Task statement:
All lines in the data bearing the string "this" should be identified and copied.

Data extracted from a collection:
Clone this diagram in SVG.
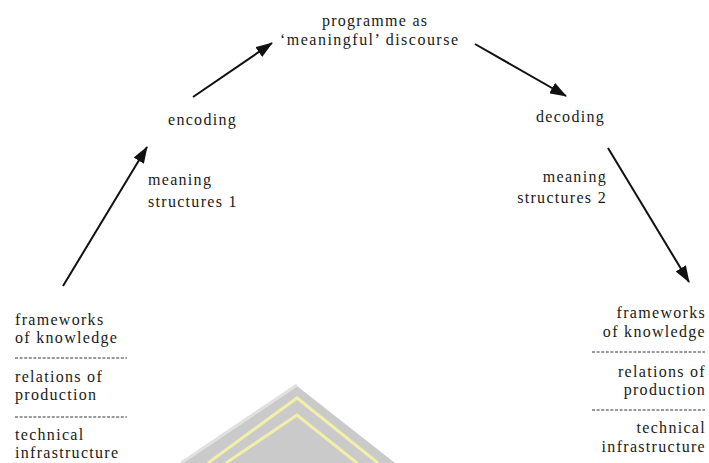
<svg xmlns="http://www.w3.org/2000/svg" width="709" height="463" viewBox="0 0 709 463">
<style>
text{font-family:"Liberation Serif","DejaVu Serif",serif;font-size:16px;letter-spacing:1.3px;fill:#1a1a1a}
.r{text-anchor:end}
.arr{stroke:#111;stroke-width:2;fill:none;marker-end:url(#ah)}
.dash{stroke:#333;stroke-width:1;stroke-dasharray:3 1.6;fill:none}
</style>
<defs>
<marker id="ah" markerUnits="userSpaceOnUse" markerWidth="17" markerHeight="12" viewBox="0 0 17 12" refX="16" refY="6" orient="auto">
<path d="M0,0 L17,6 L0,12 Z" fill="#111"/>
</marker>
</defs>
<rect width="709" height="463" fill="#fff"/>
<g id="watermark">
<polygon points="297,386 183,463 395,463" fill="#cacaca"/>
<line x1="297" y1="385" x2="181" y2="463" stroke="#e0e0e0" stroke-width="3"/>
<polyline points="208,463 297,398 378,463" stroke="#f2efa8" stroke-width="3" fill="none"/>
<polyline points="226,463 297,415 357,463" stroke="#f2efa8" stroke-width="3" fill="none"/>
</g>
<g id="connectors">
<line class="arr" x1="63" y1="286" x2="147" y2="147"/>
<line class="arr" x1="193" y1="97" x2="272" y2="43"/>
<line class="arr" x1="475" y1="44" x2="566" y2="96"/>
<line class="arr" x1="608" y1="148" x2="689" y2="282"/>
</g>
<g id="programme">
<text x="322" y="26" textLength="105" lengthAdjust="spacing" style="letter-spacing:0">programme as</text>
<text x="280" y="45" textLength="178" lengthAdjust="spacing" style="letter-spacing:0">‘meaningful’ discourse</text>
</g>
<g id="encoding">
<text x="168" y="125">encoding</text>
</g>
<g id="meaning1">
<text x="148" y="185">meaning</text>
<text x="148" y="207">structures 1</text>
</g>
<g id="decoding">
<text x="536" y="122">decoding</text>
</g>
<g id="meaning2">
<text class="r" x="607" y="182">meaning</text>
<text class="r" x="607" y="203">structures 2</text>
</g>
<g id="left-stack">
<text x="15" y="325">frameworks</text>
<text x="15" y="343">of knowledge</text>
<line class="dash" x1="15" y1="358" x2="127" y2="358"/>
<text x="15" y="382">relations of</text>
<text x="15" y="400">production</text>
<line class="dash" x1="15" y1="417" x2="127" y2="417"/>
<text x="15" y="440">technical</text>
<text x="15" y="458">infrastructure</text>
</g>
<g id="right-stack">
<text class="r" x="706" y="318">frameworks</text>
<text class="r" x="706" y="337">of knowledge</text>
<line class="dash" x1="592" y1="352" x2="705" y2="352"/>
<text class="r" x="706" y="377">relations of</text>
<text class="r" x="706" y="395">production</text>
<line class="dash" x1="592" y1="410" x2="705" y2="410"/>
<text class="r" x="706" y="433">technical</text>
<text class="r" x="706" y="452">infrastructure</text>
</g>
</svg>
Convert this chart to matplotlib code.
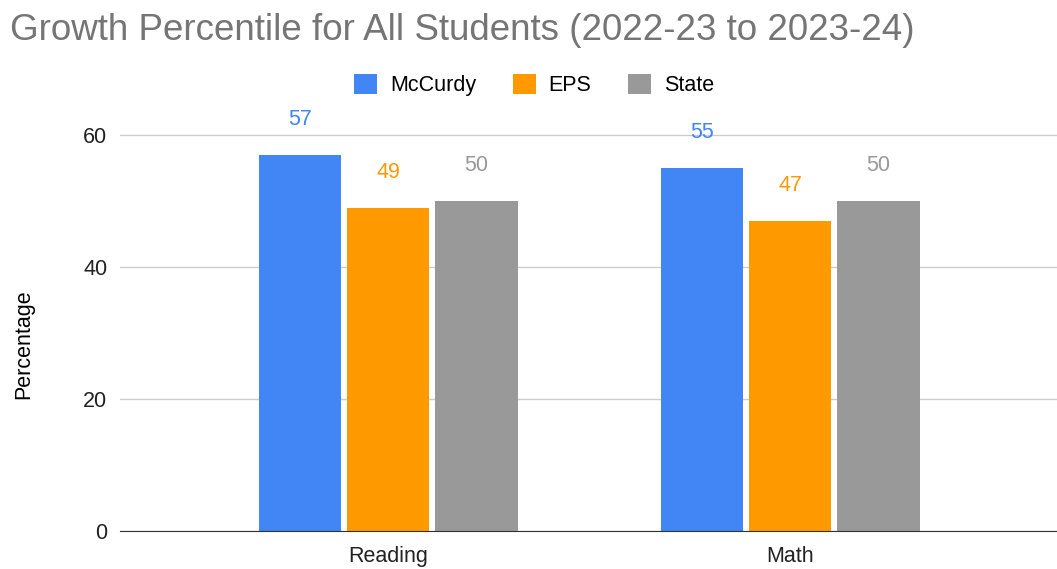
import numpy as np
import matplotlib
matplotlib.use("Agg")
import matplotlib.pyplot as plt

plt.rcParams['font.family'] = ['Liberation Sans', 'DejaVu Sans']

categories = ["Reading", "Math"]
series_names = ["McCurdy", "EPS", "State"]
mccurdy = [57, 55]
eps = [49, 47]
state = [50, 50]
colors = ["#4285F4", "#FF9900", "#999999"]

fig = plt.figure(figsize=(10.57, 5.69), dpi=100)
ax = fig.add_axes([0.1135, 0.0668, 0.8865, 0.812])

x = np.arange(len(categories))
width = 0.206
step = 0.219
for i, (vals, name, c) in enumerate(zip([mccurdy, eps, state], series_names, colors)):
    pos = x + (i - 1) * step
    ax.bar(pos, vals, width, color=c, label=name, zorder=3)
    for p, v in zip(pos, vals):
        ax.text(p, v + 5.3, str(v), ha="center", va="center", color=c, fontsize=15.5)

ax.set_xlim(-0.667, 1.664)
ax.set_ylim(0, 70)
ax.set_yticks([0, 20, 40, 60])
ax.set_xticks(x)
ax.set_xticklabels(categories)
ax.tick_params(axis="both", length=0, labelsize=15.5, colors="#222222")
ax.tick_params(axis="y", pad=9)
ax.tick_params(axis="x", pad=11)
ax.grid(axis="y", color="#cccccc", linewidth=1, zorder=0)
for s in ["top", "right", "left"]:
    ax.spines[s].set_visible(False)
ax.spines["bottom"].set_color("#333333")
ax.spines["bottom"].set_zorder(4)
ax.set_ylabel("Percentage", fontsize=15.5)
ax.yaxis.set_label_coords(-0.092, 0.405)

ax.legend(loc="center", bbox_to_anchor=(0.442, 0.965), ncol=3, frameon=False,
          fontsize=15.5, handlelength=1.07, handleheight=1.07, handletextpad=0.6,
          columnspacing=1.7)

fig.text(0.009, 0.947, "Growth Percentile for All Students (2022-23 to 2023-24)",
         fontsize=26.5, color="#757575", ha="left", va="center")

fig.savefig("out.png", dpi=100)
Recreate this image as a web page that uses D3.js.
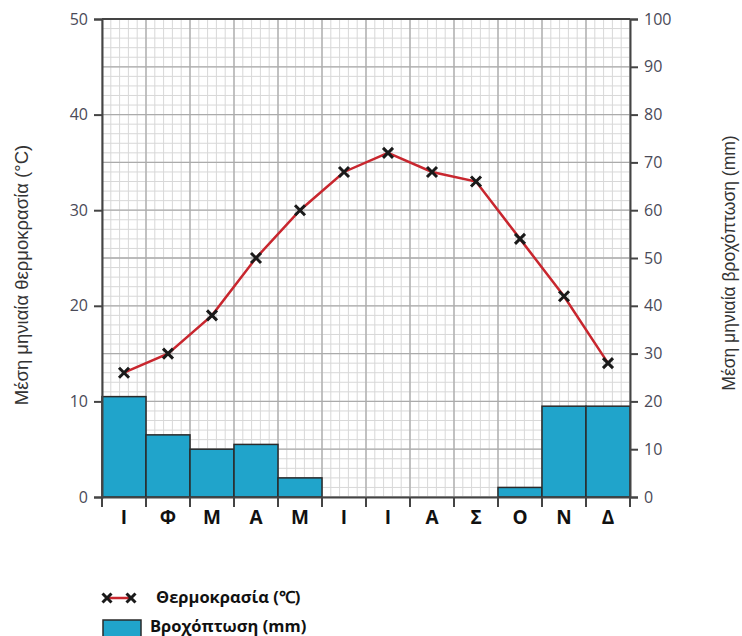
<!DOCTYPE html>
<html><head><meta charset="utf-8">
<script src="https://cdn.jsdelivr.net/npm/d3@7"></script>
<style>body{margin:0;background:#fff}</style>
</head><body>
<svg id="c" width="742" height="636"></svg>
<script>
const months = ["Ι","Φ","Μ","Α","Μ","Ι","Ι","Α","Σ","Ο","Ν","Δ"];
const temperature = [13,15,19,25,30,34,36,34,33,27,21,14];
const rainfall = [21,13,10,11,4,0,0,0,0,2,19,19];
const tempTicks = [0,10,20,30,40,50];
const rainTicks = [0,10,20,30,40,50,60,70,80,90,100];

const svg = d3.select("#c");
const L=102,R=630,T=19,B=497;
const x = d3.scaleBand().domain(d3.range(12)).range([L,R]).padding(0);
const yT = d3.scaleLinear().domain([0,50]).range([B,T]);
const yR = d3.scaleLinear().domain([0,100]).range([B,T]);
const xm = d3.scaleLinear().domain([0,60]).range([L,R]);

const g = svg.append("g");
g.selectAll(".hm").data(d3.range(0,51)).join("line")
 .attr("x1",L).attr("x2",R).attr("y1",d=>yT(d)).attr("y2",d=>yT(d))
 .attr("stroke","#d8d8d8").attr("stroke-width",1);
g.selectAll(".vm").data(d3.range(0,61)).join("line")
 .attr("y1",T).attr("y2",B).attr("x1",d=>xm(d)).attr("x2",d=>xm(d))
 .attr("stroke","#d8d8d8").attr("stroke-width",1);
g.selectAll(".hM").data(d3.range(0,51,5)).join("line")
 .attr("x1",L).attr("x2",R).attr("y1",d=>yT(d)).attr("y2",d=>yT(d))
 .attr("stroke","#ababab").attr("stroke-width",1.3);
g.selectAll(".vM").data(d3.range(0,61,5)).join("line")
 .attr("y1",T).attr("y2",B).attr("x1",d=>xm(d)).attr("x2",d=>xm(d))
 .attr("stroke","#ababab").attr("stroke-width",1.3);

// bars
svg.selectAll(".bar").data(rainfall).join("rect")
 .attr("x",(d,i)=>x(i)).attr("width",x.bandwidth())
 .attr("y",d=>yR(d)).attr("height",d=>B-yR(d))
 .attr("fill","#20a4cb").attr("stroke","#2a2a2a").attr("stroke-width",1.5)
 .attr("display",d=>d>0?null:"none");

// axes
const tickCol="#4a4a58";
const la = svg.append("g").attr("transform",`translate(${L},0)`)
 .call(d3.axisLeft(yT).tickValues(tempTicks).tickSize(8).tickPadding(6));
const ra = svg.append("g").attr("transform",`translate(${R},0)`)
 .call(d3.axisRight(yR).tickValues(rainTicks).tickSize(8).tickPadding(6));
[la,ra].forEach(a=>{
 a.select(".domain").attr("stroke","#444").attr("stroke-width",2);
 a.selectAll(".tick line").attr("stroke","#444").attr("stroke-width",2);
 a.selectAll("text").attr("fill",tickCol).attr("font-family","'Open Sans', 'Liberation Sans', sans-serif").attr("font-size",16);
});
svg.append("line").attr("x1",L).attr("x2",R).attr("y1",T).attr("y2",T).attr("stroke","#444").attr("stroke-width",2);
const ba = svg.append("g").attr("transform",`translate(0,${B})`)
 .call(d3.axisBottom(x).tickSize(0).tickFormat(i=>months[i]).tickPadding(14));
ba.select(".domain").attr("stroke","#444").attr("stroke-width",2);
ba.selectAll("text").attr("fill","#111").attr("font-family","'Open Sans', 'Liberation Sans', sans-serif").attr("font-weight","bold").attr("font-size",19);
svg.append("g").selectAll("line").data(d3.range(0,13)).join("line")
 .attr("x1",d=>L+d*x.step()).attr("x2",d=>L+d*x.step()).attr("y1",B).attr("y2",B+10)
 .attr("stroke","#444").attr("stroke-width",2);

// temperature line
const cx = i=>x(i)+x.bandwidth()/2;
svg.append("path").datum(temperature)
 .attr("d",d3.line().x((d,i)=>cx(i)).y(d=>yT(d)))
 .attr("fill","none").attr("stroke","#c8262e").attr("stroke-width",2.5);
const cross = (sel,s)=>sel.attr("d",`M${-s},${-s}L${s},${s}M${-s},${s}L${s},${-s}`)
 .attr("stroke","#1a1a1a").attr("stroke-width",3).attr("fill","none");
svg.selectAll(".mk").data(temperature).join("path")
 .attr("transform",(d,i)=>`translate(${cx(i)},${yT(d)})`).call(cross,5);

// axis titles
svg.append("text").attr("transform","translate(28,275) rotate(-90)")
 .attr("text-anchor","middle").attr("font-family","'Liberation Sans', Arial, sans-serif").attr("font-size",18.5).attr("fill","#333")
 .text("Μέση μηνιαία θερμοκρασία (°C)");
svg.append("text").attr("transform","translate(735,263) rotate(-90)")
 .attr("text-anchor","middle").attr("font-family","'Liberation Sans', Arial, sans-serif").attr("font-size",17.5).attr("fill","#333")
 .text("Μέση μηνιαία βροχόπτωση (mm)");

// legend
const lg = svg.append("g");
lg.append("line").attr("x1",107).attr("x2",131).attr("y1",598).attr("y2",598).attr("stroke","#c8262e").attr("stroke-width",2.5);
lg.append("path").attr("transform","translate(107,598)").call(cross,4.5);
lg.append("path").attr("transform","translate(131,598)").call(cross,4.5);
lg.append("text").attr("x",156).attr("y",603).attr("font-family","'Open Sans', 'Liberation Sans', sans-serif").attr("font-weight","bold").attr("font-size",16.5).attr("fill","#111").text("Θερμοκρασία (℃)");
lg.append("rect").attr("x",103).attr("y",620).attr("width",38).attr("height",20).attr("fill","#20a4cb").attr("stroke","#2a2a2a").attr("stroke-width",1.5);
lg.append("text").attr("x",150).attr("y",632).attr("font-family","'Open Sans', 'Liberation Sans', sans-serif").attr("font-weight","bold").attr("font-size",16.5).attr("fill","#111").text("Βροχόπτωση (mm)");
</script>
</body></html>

Answer to the problem:
Clone this diagram in SVG.
Convert this chart to matplotlib code.
Recreate this image as a web page that uses D3.js.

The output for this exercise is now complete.